Why are you not getting British Nationals out of Japan like other countries such as France?
We are currently advising against all non-essential travel to North East Japan and Tokyo. This advice is in line with the a number of other countries, including the US and Canada. It is kept under constant review and informed by the best scientific advice. The Chief Scientific Adviser made it very clear that the Japanese Government’s exclusion zone is proportionate and appropriate to the risk.
The earthquake and tsunami have affected distribution infrastructure leading to some interruption to supplies of items such as bottled water, rice and toilet paper in Tokyo, as well as interruptions to power supplies. The Japanese government has announced that it has sufficient stocks of rice for the entire population, and there has been no impact on Tokyo’s mains water supply.

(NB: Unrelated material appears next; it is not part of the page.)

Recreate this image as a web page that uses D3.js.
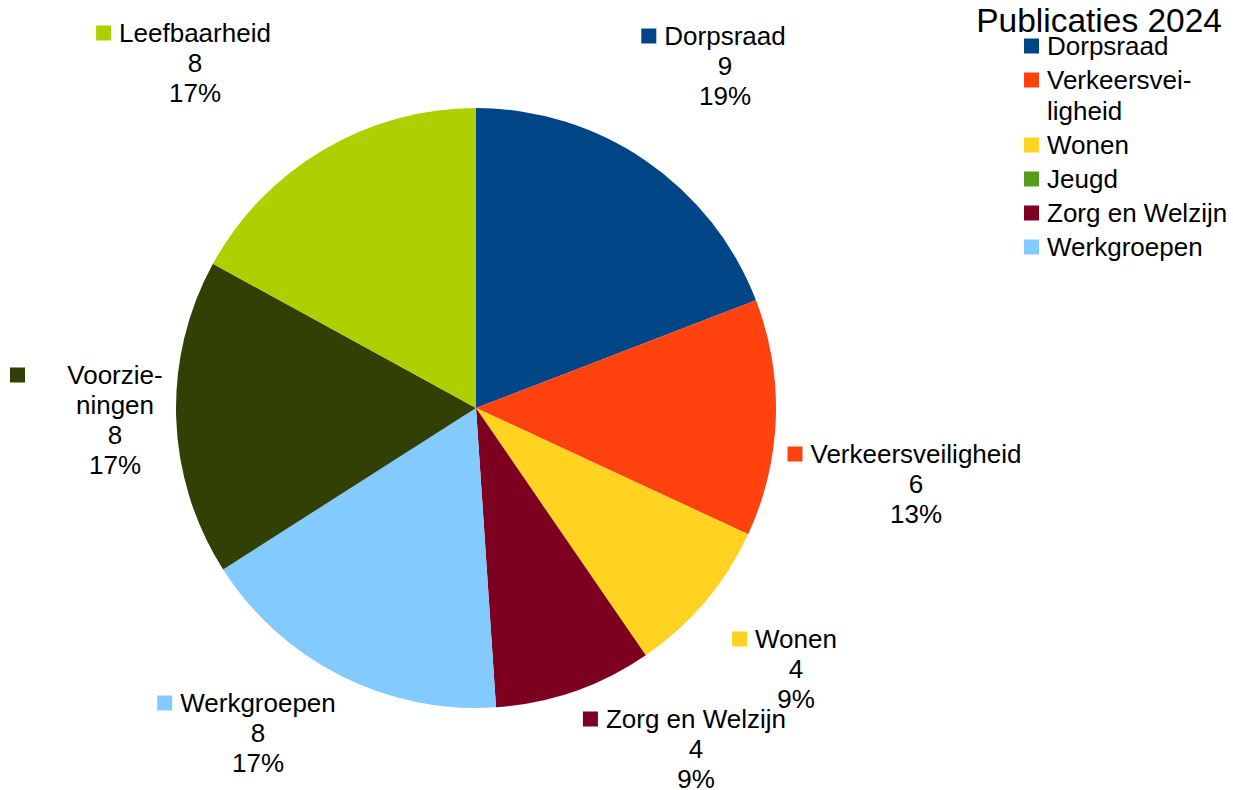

Daily flights are leaving Tokyo to the UK for those British Nationals who wish to leave. We have Embassy response teams at Haneda and Narita airports assisting British Nationals and liaising with airlines.
Are you contingency planning for an evacuation?
As in any crisis on this scale we are planning for all contingencies. This includes standing arrangements to charter flights from the UK if required. This work has been led by COBR, which has met regularly since the crisis began.
Why are we a day behind other countries in chartering buses?
Britain has provided a rapid and comprehensive response to the earthquake and tsunami, reinforcing our Tokyo embassy with over 50 additional staff, including extra Japanese speakers. Other FCO staff from around the world have also been activated in support. Rapid Deployment Teams have deployed to the worst affected areas, and are supporting British nationals as we speak.
Given the scale of the disaster, ministers have decided to provide a higher level of support than the standard consular assistance package for those directly affected by the earthquake and tsunami, and their families. This assistance includes help with transport out of the immediate danger zone and from Sendai to Tokyo. The British Embassy has chartered a coach from Sendai to Tokyo which will leave tomorrow. Demand for this service has so far been very low.
Our assistance includes help with transport out of the immediate danger zone and from Sendai to Tokyo; financial support for people who need essentials such as food, accommodation and clothing, and telephone calls home. Our staff have arranged for a bus to transport British Nationals from the Sendai region to Tokyo later today local time.